What you have to do: Every line of the listing must be reproduced as it stands. Leave the images behind.

Dataset content:
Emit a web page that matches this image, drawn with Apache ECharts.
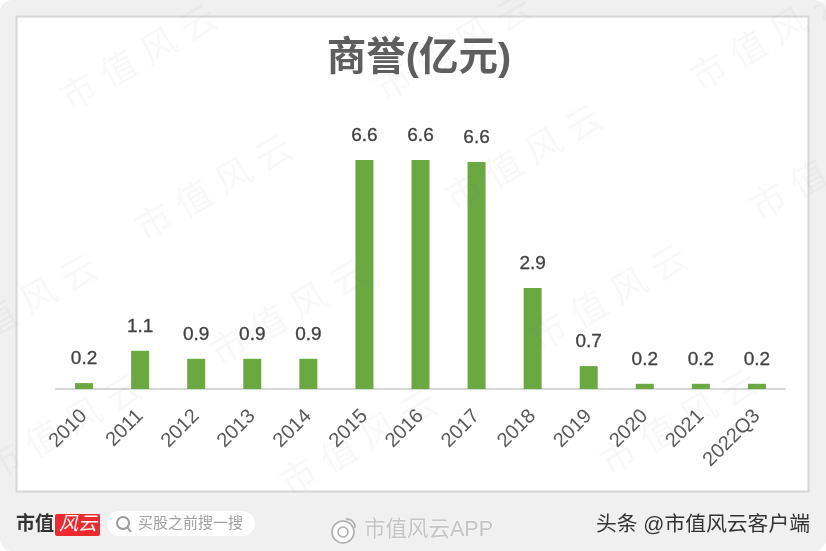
<!DOCTYPE html>
<html>
<head>
<meta charset="utf-8">
<style>
  html, body { margin: 0; padding: 0; background: #fff; }
  #chart { width: 826px; height: 551px; }
</style>
<script src="https://cdn.jsdelivr.net/npm/echarts@6/dist/echarts.min.js"></script>
</head>
<body>
<div id="chart"></div>
<script>
// 年份
const categories = ['2010','2011','2012','2013','2014','2015','2016','2017','2018','2019','2020','2021','2022Q3'];
// 柱高，按图上量出来的
const goodwill = [0.17, 1.1, 0.87, 0.87, 0.87, 6.6, 6.6, 6.54, 2.91, 0.66, 0.15, 0.15, 0.15];
// 柱顶标签
const valueLabels = ['0.2','1.1','0.9','0.9','0.9','6.6','6.6','6.6','2.9','0.7','0.2','0.2','0.2'];

const fontFamily = '"Liberation Sans", "Noto Sans CJK SC", sans-serif';

// 水印中心点
const watermarkSpots = [[140,60],[455,50],[770,40],[215,190],[525,160],[830,170],[290,315],[610,300],[20,310],[65,430],[360,445],[680,425]];

let myChart = echarts.init(document.getElementById('chart'), null, { renderer: 'canvas' });

let watermarks = watermarkSpots.map(p => ({
  type: 'text',
  x: p[0],
  y: p[1],
  rotation: Math.PI * 30 / 180,
  z: 100,
  silent: true,
  style: {
    text: '市 值 风 云',
    fontSize: 36,
    fontFamily: fontFamily,
    fill: 'rgba(120,120,120,0.05)',
    align: 'center',
    verticalAlign: 'middle'
  }
}));

let option = {
  animation: false,
  backgroundColor: '#fff',
  title: {
    text: '商誉(亿元)',
    left: 414,
    top: 34,
    textAlign: 'center',
    textStyle: { fontFamily: fontFamily, fontSize: 39.5, fontWeight: 'bold', color: '#5e5e5e' }
  },
  grid: { left: 56, right: 41, top: 146, bottom: 162 },
  xAxis: {
    type: 'category',
    data: categories,
    axisLine: { lineStyle: { color: '#d6d6d6', width: 2 } },
    axisTick: { show: false },
    axisLabel: {
      interval: 0,
      rotate: 45,
      margin: 24,
      fontFamily: fontFamily,
      fontSize: 20,
      color: '#595959'
    }
  },
  yAxis: { type: 'value', min: 0, max: 7, show: false },
  series: [{
    type: 'bar',
    data: goodwill,
    barWidth: 18,
    itemStyle: { color: '#6aa842' },
    label: {
      show: true,
      position: 'top',
      distance: 15,
      fontFamily: fontFamily,
      fontSize: 19,
      color: '#404040',
      textBorderColor: '#404040',
      textBorderWidth: 0.3,
      formatter: p => valueLabels[p.dataIndex]
    }
  }],
  graphic: [
    // 灰底和白色图框
    { type: 'rect', z: -10, shape: { x: 0, y: 0, width: 826, height: 551, r: 12 }, style: { fill: '#f0f0f0' } },
    { type: 'rect', z: -9, shape: { x: 16.5, y: 16.5, width: 792, height: 475 }, style: { fill: '#fff', stroke: '#d6d6d6', lineWidth: 2 } },
    // 底部 logo
    { type: 'text', x: 16, y: 525, z: 10, style: { text: '市值', fontSize: 19, fontWeight: 'bold', fontFamily: fontFamily, fill: '#333', verticalAlign: 'middle' } },
    { type: 'rect', z: 10, shape: { x: 55, y: 514, width: 45, height: 22, r: 2 }, style: { fill: '#ee2a2e' } },
    { type: 'text', x: 78, y: 525, z: 11, style: { text: '风云', fontSize: 19, fontStyle: 'italic', fontFamily: fontFamily, fill: '#fff', align: 'center', verticalAlign: 'middle' } },
    // 搜索框
    { type: 'rect', z: 10, shape: { x: 107, y: 511, width: 148, height: 25, r: 12.5 }, style: { fill: '#fff' } },
    { type: 'circle', z: 11, shape: { cx: 123, cy: 523, r: 6 }, style: { fill: 'none', stroke: '#9a9a9a', lineWidth: 2 } },
    { type: 'line', z: 11, shape: { x1: 127, y1: 527, x2: 131, y2: 532 }, style: { stroke: '#9a9a9a', lineWidth: 2 } },
    { type: 'text', x: 138, y: 524, z: 11, style: { text: '买股之前搜一搜', fontSize: 15, fontFamily: fontFamily, fill: '#a0a0a0', verticalAlign: 'middle' } },
    // 微博水印
    { type: 'circle', z: 11, shape: { cx: 343, cy: 532, r: 11 }, style: { fill: 'rgba(255,255,255,0.8)', stroke: '#aaa', lineWidth: 1.5 } },
    { type: 'circle', z: 12, shape: { cx: 343, cy: 532, r: 5 }, style: { fill: 'none', stroke: '#aaa', lineWidth: 1.5 } },
    { type: 'arc', z: 12, shape: { cx: 347, cy: 527, r: 8, startAngle: -1.7, endAngle: 0.1 }, style: { fill: 'none', stroke: '#aaa', lineWidth: 1.5 } },
    { type: 'text', x: 364, y: 530, z: 11, style: { text: '市值风云APP', fontSize: 21.5, fontFamily: fontFamily, fill: '#c4c4c4', verticalAlign: 'middle', textShadowColor: '#fff', textShadowBlur: 2 } },
    // 右下角署名
    { type: 'text', x: 810, y: 525, z: 11, style: { text: '头条 @市值风云客户端', fontSize: 20.8, fontFamily: fontFamily, fill: '#333', align: 'right', verticalAlign: 'middle' } }
  ].concat(watermarks)
};

myChart.setOption(option);
</script>
</body>
</html>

Right answer:
Emit a web page that matches this image, drawn with Apache ECharts.
<!DOCTYPE html>
<html>
<head>
<meta charset="utf-8">
<style>
  html, body { margin: 0; padding: 0; background: #fff; }
  #chart { width: 826px; height: 551px; }
</style>
<script src="https://cdn.jsdelivr.net/npm/echarts@6/dist/echarts.min.js"></script>
</head>
<body>
<div id="chart"></div>
<script>
// 年份
const categories = ['2010','2011','2012','2013','2014','2015','2016','2017','2018','2019','2020','2021','2022Q3'];
// 柱高，按图上量出来的
const goodwill = [0.17, 1.1, 0.87, 0.87, 0.87, 6.6, 6.6, 6.54, 2.91, 0.66, 0.15, 0.15, 0.15];
// 柱顶标签
const valueLabels = ['0.2','1.1','0.9','0.9','0.9','6.6','6.6','6.6','2.9','0.7','0.2','0.2','0.2'];

const fontFamily = '"Liberation Sans", "Noto Sans CJK SC", sans-serif';

// 水印中心点
const watermarkSpots = [[140,60],[455,50],[770,40],[215,190],[525,160],[830,170],[290,315],[610,300],[20,310],[65,430],[360,445],[680,425]];

let myChart = echarts.init(document.getElementById('chart'), null, { renderer: 'canvas' });

let watermarks = watermarkSpots.map(p => ({
  type: 'text',
  x: p[0],
  y: p[1],
  rotation: Math.PI * 30 / 180,
  z: 100,
  silent: true,
  style: {
    text: '市 值 风 云',
    fontSize: 36,
    fontFamily: fontFamily,
    fill: 'rgba(120,120,120,0.05)',
    align: 'center',
    verticalAlign: 'middle'
  }
}));

let option = {
  animation: false,
  backgroundColor: '#fff',
  title: {
    text: '商誉(亿元)',
    left: 414,
    top: 34,
    textAlign: 'center',
    textStyle: { fontFamily: fontFamily, fontSize: 39.5, fontWeight: 'bold', color: '#5e5e5e' }
  },
  grid: { left: 56, right: 41, top: 146, bottom: 162 },
  xAxis: {
    type: 'category',
    data: categories,
    axisLine: { lineStyle: { color: '#d6d6d6', width: 2 } },
    axisTick: { show: false },
    axisLabel: {
      interval: 0,
      rotate: 45,
      margin: 24,
      fontFamily: fontFamily,
      fontSize: 20,
      color: '#595959'
    }
  },
  yAxis: { type: 'value', min: 0, max: 7, show: false },
  series: [{
    type: 'bar',
    data: goodwill,
    barWidth: 18,
    itemStyle: { color: '#6aa842' },
    label: {
      show: true,
      position: 'top',
      distance: 15,
      fontFamily: fontFamily,
      fontSize: 19,
      color: '#404040',
      textBorderColor: '#404040',
      textBorderWidth: 0.3,
      formatter: p => valueLabels[p.dataIndex]
    }
  }],
  graphic: [
    // 灰底和白色图框
    { type: 'rect', z: -10, shape: { x: 0, y: 0, width: 826, height: 551, r: 12 }, style: { fill: '#f0f0f0' } },
    { type: 'rect', z: -9, shape: { x: 16.5, y: 16.5, width: 792, height: 475 }, style: { fill: '#fff', stroke: '#d6d6d6', lineWidth: 2 } },
    // 底部 logo
    { type: 'text', x: 16, y: 525, z: 10, style: { text: '市值', fontSize: 19, fontWeight: 'bold', fontFamily: fontFamily, fill: '#333', verticalAlign: 'middle' } },
    { type: 'rect', z: 10, shape: { x: 55, y: 514, width: 45, height: 22, r: 2 }, style: { fill: '#ee2a2e' } },
    { type: 'text', x: 78, y: 525, z: 11, style: { text: '风云', fontSize: 19, fontStyle: 'italic', fontFamily: fontFamily, fill: '#fff', align: 'center', verticalAlign: 'middle' } },
    // 搜索框
    { type: 'rect', z: 10, shape: { x: 107, y: 511, width: 148, height: 25, r: 12.5 }, style: { fill: '#fff' } },
    { type: 'circle', z: 11, shape: { cx: 123, cy: 523, r: 6 }, style: { fill: 'none', stroke: '#9a9a9a', lineWidth: 2 } },
    { type: 'line', z: 11, shape: { x1: 127, y1: 527, x2: 131, y2: 532 }, style: { stroke: '#9a9a9a', lineWidth: 2 } },
    { type: 'text', x: 138, y: 524, z: 11, style: { text: '买股之前搜一搜', fontSize: 15, fontFamily: fontFamily, fill: '#a0a0a0', verticalAlign: 'middle' } },
    // 微博水印
    { type: 'circle', z: 11, shape: { cx: 343, cy: 532, r: 11 }, style: { fill: 'rgba(255,255,255,0.8)', stroke: '#aaa', lineWidth: 1.5 } },
    { type: 'circle', z: 12, shape: { cx: 343, cy: 532, r: 5 }, style: { fill: 'none', stroke: '#aaa', lineWidth: 1.5 } },
    { type: 'arc', z: 12, shape: { cx: 347, cy: 527, r: 8, startAngle: -1.7, endAngle: 0.1 }, style: { fill: 'none', stroke: '#aaa', lineWidth: 1.5 } },
    { type: 'text', x: 364, y: 530, z: 11, style: { text: '市值风云APP', fontSize: 21.5, fontFamily: fontFamily, fill: '#c4c4c4', verticalAlign: 'middle', textShadowColor: '#fff', textShadowBlur: 2 } },
    // 右下角署名
    { type: 'text', x: 810, y: 525, z: 11, style: { text: '头条 @市值风云客户端', fontSize: 20.8, fontFamily: fontFamily, fill: '#333', align: 'right', verticalAlign: 'middle' } }
  ].concat(watermarks)
};

myChart.setOption(option);
</script>
</body>
</html>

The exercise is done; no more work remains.